Do the results include taxes and insurance?

Standard loan calculators do not include property taxes, homeowner’s insurance, or HOA fees unless explicitly labeled as a “mortgage calculator” with those dedicated input fields. Always verify what costs are included in the output summary.

Can the calculated payment change after I take the loan?

For a fixed-rate loan, the principal and interest component will not change. However, your total monthly outlay can change if it includes escrowed items like property taxes, which may be reassessed. For variable-rate loans, the core payment will change at each adjustment period.

Why does my estimated EMI differ from what the lender finally offers?

Discrepancies commonly arise from the inclusion of origination fees in the financed amount, a different applied interest rate due to your final credit assessment, or mandatory insurance products that are rolled into the loan.

Is using a loan calculator a guarantee of loan approval?

No. A calculator only helps you understand potential costs. It is not an application, does not perform a credit check, and does not indicate approval likelihood. Final approval, rates, and terms are solely at the lender’s discretion based on your creditworthiness and underwriting guidelines.

How does a loan calculator handle extra payments?

Basic calculators do not.

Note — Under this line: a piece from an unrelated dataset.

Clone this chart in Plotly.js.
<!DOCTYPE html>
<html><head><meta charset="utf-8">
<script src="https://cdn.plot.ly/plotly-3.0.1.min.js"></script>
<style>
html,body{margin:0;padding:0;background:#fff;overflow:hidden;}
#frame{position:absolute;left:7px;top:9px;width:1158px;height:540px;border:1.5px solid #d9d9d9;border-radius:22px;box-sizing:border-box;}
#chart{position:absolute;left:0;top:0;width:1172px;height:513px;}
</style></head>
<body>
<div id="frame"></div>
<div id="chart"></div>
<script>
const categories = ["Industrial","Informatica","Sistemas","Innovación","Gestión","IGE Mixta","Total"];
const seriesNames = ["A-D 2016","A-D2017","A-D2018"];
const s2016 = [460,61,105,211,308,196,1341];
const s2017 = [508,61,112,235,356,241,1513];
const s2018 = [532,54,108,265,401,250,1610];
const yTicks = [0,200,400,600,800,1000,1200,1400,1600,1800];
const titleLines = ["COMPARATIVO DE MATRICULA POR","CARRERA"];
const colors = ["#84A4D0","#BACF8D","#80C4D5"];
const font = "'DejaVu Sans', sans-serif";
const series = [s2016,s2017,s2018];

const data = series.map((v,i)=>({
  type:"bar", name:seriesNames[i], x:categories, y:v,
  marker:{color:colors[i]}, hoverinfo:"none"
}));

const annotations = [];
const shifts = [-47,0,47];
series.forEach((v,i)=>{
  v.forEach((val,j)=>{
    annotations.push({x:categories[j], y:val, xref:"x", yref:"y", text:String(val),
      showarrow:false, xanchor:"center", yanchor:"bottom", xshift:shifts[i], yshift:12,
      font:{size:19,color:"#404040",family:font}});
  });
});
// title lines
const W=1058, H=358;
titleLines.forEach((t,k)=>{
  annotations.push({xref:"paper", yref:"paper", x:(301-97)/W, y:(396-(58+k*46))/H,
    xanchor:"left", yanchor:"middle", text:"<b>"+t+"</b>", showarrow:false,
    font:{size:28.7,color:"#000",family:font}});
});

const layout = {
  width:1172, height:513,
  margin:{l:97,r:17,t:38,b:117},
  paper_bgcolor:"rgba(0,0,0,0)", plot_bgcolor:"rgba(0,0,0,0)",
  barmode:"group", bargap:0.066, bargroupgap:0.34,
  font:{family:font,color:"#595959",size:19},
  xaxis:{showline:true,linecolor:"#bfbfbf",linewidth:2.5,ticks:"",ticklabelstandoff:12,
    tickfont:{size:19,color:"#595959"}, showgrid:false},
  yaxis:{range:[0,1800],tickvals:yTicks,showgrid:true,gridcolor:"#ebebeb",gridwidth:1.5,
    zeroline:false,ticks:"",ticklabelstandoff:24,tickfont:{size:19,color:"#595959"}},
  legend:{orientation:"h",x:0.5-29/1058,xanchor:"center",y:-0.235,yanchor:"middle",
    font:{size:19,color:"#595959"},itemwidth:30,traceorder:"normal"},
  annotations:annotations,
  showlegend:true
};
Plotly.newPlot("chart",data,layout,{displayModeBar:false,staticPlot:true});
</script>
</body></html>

Specialized “loan payoff calculators” or “amortization calculators with extra payment” features are required to model the impact of additional principal payments, which reduce total interest and can shorten the loan term significantly.

Disclaimer: The results provided by loan calculators are estimates for educational and informational purposes only. They are not financial advice, nor a guarantee of loan terms or approval. Actual loan terms, including interest rates and fees, are determined by individual lenders based on their underwriting criteria. For personalized financial advice, please consult with a qualified financial advisor or loan officer.